Être actrice (à succès) et mère de famille, est-ce compatible ? Une question à laquelle les actrices répondent par un oui trop massif pour être honnête, alors qu’on sait bien que la plupart n’élèvent pas - ou très peu - leurs enfants. Le voudraient-elles que cette mission relève quasiment de l’impossible : « Comment élever un enfant convenablement quand on est si absorbée par ce métier qu’on n’a même plus le temps de dormir ? Il y a un déni courageux de notre part, mais être mère et actrice est probablement antinomique », confie Isabelle Adjani.

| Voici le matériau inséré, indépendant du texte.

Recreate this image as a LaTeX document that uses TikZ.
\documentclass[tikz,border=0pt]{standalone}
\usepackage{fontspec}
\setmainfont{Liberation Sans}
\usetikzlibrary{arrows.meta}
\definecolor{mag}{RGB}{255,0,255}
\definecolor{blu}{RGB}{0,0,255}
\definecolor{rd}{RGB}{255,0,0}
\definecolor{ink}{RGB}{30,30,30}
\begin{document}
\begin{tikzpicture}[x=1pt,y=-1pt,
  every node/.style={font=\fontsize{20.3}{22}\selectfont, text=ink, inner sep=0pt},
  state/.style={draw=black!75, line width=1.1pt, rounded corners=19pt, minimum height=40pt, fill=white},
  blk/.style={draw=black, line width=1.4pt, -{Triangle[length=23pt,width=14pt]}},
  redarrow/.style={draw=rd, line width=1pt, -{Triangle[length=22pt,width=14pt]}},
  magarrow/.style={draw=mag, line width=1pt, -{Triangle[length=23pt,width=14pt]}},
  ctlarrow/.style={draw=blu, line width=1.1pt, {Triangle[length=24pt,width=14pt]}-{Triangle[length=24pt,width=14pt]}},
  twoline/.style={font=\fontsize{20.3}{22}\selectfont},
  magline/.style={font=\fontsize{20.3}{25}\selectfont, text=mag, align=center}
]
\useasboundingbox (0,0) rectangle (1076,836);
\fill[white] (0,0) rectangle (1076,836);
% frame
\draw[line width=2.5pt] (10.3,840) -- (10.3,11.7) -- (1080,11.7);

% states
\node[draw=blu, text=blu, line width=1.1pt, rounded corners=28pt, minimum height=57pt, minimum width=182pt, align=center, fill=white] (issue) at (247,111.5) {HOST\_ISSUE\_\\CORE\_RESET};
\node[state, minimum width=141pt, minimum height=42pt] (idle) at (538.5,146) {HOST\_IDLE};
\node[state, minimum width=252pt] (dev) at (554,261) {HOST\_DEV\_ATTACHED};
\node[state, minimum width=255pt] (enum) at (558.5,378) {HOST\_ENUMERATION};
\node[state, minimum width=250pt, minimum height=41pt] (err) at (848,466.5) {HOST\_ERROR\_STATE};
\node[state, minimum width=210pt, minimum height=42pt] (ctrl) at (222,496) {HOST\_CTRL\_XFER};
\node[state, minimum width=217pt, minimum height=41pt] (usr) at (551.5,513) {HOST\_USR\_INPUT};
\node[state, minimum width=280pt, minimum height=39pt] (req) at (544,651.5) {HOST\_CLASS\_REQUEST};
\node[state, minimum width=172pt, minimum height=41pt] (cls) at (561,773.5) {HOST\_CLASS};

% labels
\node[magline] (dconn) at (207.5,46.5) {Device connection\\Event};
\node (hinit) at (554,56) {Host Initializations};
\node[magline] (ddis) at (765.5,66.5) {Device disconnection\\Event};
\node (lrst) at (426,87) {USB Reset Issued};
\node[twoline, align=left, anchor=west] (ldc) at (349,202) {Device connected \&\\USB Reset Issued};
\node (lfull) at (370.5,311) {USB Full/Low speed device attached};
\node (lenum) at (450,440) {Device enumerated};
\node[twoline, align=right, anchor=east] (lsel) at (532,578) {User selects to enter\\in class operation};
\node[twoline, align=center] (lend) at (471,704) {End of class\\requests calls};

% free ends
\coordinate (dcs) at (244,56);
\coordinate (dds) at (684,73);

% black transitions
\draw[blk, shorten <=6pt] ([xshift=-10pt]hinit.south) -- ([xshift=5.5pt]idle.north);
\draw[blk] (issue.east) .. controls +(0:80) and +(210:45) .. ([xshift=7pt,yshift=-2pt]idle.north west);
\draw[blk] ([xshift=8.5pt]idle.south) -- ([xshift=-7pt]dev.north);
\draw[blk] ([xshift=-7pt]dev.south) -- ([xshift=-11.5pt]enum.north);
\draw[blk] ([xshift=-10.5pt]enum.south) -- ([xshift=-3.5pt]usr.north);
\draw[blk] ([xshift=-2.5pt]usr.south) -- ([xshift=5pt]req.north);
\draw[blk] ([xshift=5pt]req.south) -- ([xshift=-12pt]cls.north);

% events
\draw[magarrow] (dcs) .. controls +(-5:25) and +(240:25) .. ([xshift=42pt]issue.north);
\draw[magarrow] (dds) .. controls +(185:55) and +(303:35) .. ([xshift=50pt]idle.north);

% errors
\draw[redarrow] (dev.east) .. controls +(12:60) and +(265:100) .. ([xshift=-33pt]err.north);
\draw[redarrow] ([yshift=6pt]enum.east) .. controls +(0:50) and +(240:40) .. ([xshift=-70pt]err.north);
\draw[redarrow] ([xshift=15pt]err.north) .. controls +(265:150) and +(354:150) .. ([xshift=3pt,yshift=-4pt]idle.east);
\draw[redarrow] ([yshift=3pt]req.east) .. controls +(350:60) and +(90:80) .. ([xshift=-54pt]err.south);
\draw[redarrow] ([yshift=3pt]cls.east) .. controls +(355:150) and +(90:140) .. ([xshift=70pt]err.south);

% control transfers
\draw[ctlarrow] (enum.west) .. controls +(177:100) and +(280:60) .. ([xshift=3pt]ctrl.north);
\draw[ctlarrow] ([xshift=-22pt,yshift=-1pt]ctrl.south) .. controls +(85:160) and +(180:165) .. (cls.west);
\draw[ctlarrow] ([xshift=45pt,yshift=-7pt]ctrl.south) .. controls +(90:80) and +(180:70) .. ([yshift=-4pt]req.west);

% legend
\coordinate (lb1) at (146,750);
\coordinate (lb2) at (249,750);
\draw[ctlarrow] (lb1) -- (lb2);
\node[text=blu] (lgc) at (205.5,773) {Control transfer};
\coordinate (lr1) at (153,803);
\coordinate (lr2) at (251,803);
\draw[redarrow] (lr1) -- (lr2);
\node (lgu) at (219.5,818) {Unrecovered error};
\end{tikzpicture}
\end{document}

« À Hollywood, les femmes l’ont toujours su. En ce qui me concerne, j’ai fait ce que je pouvais mais ce que l’on peut n’est jamais assez. J’ai essayé d’être là et j’ai surtout pris garde d’être là quand j’allais bien, car ce métier ne vous fait pas aller bien tout le temps. »

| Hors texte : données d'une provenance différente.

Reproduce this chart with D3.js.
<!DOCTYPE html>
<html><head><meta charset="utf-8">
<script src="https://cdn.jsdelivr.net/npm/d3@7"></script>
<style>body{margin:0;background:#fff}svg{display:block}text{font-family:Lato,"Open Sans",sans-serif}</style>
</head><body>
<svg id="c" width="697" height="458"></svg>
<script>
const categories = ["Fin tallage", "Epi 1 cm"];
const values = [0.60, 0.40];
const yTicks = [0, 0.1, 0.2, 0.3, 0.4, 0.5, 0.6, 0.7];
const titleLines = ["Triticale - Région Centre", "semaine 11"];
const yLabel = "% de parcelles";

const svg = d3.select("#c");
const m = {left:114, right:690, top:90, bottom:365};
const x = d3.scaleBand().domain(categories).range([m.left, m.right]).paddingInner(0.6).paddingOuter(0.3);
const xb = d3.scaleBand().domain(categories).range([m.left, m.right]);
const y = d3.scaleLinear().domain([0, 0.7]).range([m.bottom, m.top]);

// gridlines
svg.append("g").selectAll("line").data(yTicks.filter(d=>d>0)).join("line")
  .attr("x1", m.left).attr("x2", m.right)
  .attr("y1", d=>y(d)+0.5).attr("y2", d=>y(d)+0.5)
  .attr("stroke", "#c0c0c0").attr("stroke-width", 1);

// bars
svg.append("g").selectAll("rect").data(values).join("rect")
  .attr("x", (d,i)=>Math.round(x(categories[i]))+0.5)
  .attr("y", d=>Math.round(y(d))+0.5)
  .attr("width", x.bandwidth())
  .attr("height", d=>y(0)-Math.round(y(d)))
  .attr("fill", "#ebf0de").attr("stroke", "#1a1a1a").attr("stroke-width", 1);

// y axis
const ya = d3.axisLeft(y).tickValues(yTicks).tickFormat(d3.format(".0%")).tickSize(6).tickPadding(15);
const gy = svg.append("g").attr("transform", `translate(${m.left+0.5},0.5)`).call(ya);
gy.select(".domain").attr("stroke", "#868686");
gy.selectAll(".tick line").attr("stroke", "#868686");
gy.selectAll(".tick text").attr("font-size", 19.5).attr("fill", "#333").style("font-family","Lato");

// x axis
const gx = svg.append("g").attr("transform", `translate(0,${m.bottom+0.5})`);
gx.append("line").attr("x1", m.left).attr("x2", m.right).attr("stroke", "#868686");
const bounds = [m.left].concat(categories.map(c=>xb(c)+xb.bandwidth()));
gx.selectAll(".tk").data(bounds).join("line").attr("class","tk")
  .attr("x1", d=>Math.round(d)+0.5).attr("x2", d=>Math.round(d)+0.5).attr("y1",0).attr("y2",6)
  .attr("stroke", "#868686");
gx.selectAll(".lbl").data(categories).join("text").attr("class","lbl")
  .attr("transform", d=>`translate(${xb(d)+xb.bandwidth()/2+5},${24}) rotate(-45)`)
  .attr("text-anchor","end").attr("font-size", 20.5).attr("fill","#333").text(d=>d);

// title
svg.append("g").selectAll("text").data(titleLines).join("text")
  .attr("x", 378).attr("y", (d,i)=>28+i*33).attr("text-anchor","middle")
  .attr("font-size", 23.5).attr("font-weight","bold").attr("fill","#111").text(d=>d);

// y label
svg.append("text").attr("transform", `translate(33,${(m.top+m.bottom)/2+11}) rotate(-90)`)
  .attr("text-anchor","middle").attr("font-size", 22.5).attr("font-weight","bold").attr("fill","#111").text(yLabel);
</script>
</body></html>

Le destin l’a embarquée dans des chemins de traverse inattendus. Adjani l’intranquille, l’irrégulière, n’était pas assez intéressée par les calculs pour bâtir au millimètre près une filmographie ripolinée. La sienne est accidentée, néanmoins soutenue par cinq césars, deux prix d’Interprétation cannois et deux nominations aux oscars. À tort ou à raison, femme libre, elle n’en a fait qu’à sa tête. Un conseil adressé à son fils :
- « Il faut être endurant, coriace, ne rien lâcher malgré les tentations charmeuses et les propositions insidieuses.
- Vous m’avez protégé. Je pense même que papa aurait préféré que je travaille dans un bureau…

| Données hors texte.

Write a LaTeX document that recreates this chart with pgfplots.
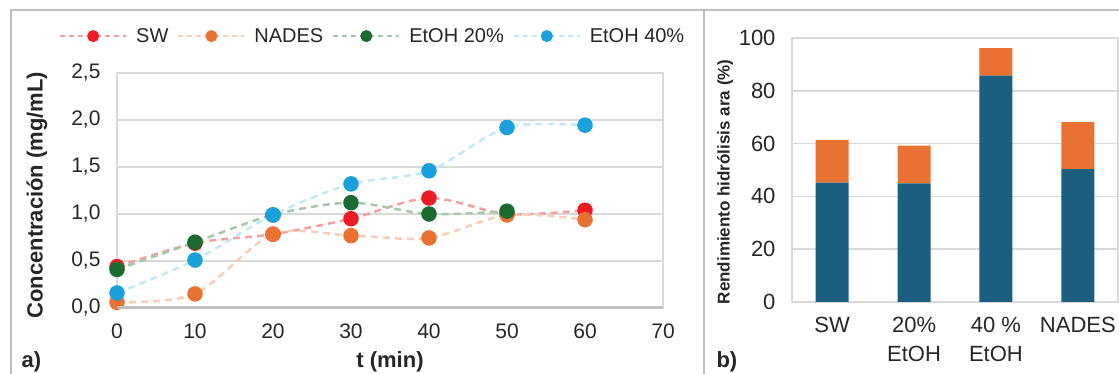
\documentclass[border=0pt]{standalone}
\usepackage{pgfplots}
\pgfplotsset{compat=1.18}
\usepackage{fontspec}
\setmainfont{Liberation Sans}
\definecolor{swM}{RGB}{237,28,36}
\definecolor{swL}{RGB}{242,160,160}
\definecolor{naM}{RGB}{233,113,50}
\definecolor{naL}{RGB}{250,205,180}
\definecolor{e2M}{RGB}{25,107,50}
\definecolor{e2L}{RGB}{165,200,170}
\definecolor{e4M}{RGB}{26,160,218}
\definecolor{e4L}{RGB}{195,232,247}
\definecolor{barB}{RGB}{26,95,128}
\definecolor{barO}{RGB}{233,113,50}
\definecolor{gridc}{RGB}{217,217,217}
\definecolor{framec}{RGB}{191,191,191}
\definecolor{txt}{RGB}{38,38,38}
\begin{document}
\begin{tikzpicture}[x=1pt,y=1pt]
\useasboundingbox (0,0) rectangle (1119,374);
% ---------- left panel ----------
\begin{axis}[
  at={(117pt,66pt)}, anchor=south west, scale only axis,
  width=546pt, height=235pt,
  xmin=0, xmax=70, ymin=0, ymax=2.5,
  xtick={0,10,...,70}, ytick={0,0.5,...,2.5},
  major tick length=0pt,
  ymajorgrids, grid style={gridc, line width=1.5pt},
  axis line style={gridc, line width=1.2pt},
  clip=false,
  /pgf/number format/assume math mode=true,
  tick label style={font=\fontsize{21}{25}\selectfont, text=txt},
  yticklabel style={/pgf/number format/.cd, fixed, fixed zerofill, precision=1, use comma, /tikz/.cd, xshift=-13pt},
  xticklabel style={yshift=-12pt},
  xlabel={\textbf{t (min)}},
  xlabel style={font=\fontsize{22}{26}\selectfont, at={(axis description cs:0.5,-0.23)}, anchor=center, text=txt},
  ylabel={\textbf{Concentración (mg/mL)}},
  ylabel style={font=\fontsize{22}{26}\selectfont, at={(axis description cs:-0.1465,0.48)}, anchor=center, text=txt},
  legend columns=4,
  legend style={at={(axis description cs:-0.1062,1.157)}, anchor=west, draw=none, fill=none, inner sep=0pt,
    font=\fontsize{20}{24}\selectfont, text=txt,
    nodes={inner xsep=0pt},
    /tikz/every odd column/.append style={column sep=9pt},
    /tikz/every even column/.append style={column sep=9pt}},
  legend image code/.code={\draw[mark repeat=2,mark phase=2,#1,line width=2pt,dash pattern=on 5pt off 4pt,mark size=5pt] plot coordinates {(0pt,0pt)(33pt,0pt)(66pt,0pt)};},
  after end axis/.code={\draw[framec, line width=3pt] (rel axis cs:0,0) -- (rel axis cs:1,0);},
]
\addplot[swL, line width=2.5pt, dash pattern=on 7pt off 5pt, smooth, mark=*, mark size=6.5pt, mark options={solid, fill=swM, draw=swM}]
  coordinates {(0,0.44)(10,0.69)(20,0.785)(30,0.95)(40,1.17)(50,1.0)(60,1.04)};
\addlegendentry{SW}
\addplot[naL, line width=2.5pt, dash pattern=on 7pt off 5pt, smooth, mark=*, mark size=6.5pt, mark options={solid, fill=naM, draw=naM}]
  coordinates {(0,0.06)(10,0.15)(20,0.785)(30,0.77)(40,0.745)(50,0.99)(60,0.94)};
\addlegendentry{NADES}
\addplot[e2L, line width=2.5pt, dash pattern=on 7pt off 5pt, smooth, mark=*, mark size=6.5pt, mark options={solid, fill=e2M, draw=e2M}]
  coordinates {(0,0.41)(10,0.70)(20,0.99)(30,1.12)(40,1.0)(50,1.03)};
\addlegendentry{EtOH 20\%}
\addplot[e4L, line width=2.5pt, dash pattern=on 7pt off 5pt, smooth, mark=*, mark size=6.5pt, mark options={solid, fill=e4M, draw=e4M}]
  coordinates {(0,0.16)(10,0.51)(20,0.99)(30,1.32)(40,1.46)(50,1.92)(60,1.945)};
\addlegendentry{EtOH 40\%}
\end{axis}
% ---------- right panel ----------
\begin{axis}[
  at={(792pt,72pt)}, anchor=south west, scale only axis,
  width=326pt, height=264pt,
  ybar stacked, bar width=33pt,
  xmin=-0.49, xmax=3.49, ymin=0, ymax=100,
  xtick={0,1,2,3}, ytick={0,20,...,100},
  xticklabels={SW, 20\%\\EtOH, 40 \%\\EtOH, NADES},
  major tick length=0pt,
  ymajorgrids, grid style={gridc, line width=1.5pt},
  axis line style={gridc, line width=1.2pt},
  /pgf/number format/assume math mode=true,
  tick label style={font=\fontsize{22}{29}\selectfont, text=txt},
  yticklabel style={xshift=-13pt},
  xticklabel style={yshift=-12pt, align=center},
  ylabel={\textbf{Rendimiento hidrólisis ara (\%)}},
  ylabel style={font=\fontsize{17}{20}\selectfont, at={(axis description cs:-0.205,0.455)}, anchor=center, text=txt},
]
\addplot[fill=barB, draw=none] coordinates {(0,45.2)(1,44.9)(2,85.7)(3,50.3)};
\addplot[fill=barO, draw=none] coordinates {(0,16.2)(1,14.3)(2,10.5)(3,17.8)};
\end{axis}
% ---------- panel frames and labels ----------
\draw[framec, line width=1.5pt] (11,0) -- (11,364) -- (1119,364);
\draw[framec, line width=1.5pt] (704,0) -- (704,364);
\node[anchor=west, font=\fontsize{22}{26}\selectfont\bfseries, text=txt] at (18,12) {a)};
\node[anchor=west, font=\fontsize{22}{26}\selectfont\bfseries, text=txt] at (713,12) {b)};
\end{tikzpicture}
\end{document}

- Moi aussi, ovale ou pas ! Ce n’est pas parce que je te soutiens et que je t’accompagne que je ne suis pas préoccupée… Tu as été témoin de mes moments de désarroi, d’épuisement, de découragement aussi, c’est un métier imprévisible et on ne peut pas souhaiter ça à son enfant. Pourtant, j’ai compris que lorsqu’il y avait un appel artistique impérieux, il était inutile de s’y opposer au nom d’un sacro-saint équilibre. Après tout, tu es le plus à même de savoir exactement ce qui est bon pour toi.
- Tu te souviens de ce qu’un astrologue avait prédit ? Que mon nom serait plus connu que celui de mes parents ! » s’amuse Gabriel-Kane.

Irréprochable éthique


Gabriel-Kane : costume en laine et cachemire, chemise et top en coton, Dries Van Noten. Bracelet en cuir et bague pierre en argent, Tobias Wistisen et bague clou, M. Cohen, le tout chez Mad Lords. Avec, à l’autre main, bracelet M. Cohen, chaussures en cuir, Alexander McQueen.


Il y a encore du chemin mais son nom commence à résonner. Il a fait un peu de mannequinat de luxe mais sera musicien et non pas acteur de cinéma, comme tout le monde (il travaille sur son premier album à venir, Every Scar is a Healing Place). Il utilise Instagram sans répit (37 600 followers) quand sa mère, bien que championne du monde du SMS piqué d’émoticônes, ne s’aventure pas sur les réseaux sociaux : « C’est le contraire de tout ce qu’on m’a inculqué, puisque mon père avait décrété une dictature d’anéantissement du corps et donc de l’image. Aujourd’hui, à l’inverse on vit dans une sorte de "net reality", c’est un flux tendu permanent de posts et d’auto-branding, on devient la marque de sa marque et la célébrité n’a plus aucun sens. Mais je dois admettre que cette aptitude générationnelle d’explorer et d’exposer son ego impose une hyperactivité et une hyperréactivité qui fait qu’on se familiarise plus immédiatement avec le présent, qui n’est plus perçu comme un inconnu qui pourrait vous esquinter - ce que j’ai pu penser. C’est à la fois choquant et sans doute très libérateur aussi. Son père et moi avons toujours refusé les dévoiements de la célébrité. Ce n’est plus le problème des enfants d’aujourd’hui. »
Via les réseaux sociaux, on sait aussi que Gabriel-Kane a traversé une période troublée, en atteste un rap autobiographique hautement inflammable, dont il avait posté la vidéo sur YouTube :
Isabelle Adjani : - « Il y a eu un passage encombré, orageux, implosif, mais qui était nécessaire pour trouver son autonomie. Il s’en est extrait très vite et sans séquelles, en se remettant à la verticale, seul et avec grâce. C’est la force et l’énergie de la grande jeunesse mais en tant que parent cela fait peur, on redoute que quelque chose ne se brise. J’ai eu peur mais comment ne pas avoir peur ? »
Gabriel-Kane : - « J’ai dû combattre certains démons, vous étiez à mes côtés. Toi, maman, je t’ai vue traverser d’autres épreuves et revenir inlassablement. Je connais l’histoire familiale, j’admire ta résilience et ton éthique irréprochable. Ta passion, ta persévérance, ton sérieux, ton talent : tout m’inspire. »
Isabelle Adjani fait ses yeux d’Isabelle Adjani. À ce moment-là, elle a l’âge de son fils. On détaille le bleu marine profond constellé de petits cristaux blancs qui semblent danser autour de l’iris. À ce moment-là, peut-être, l’amour rend fort et heureux.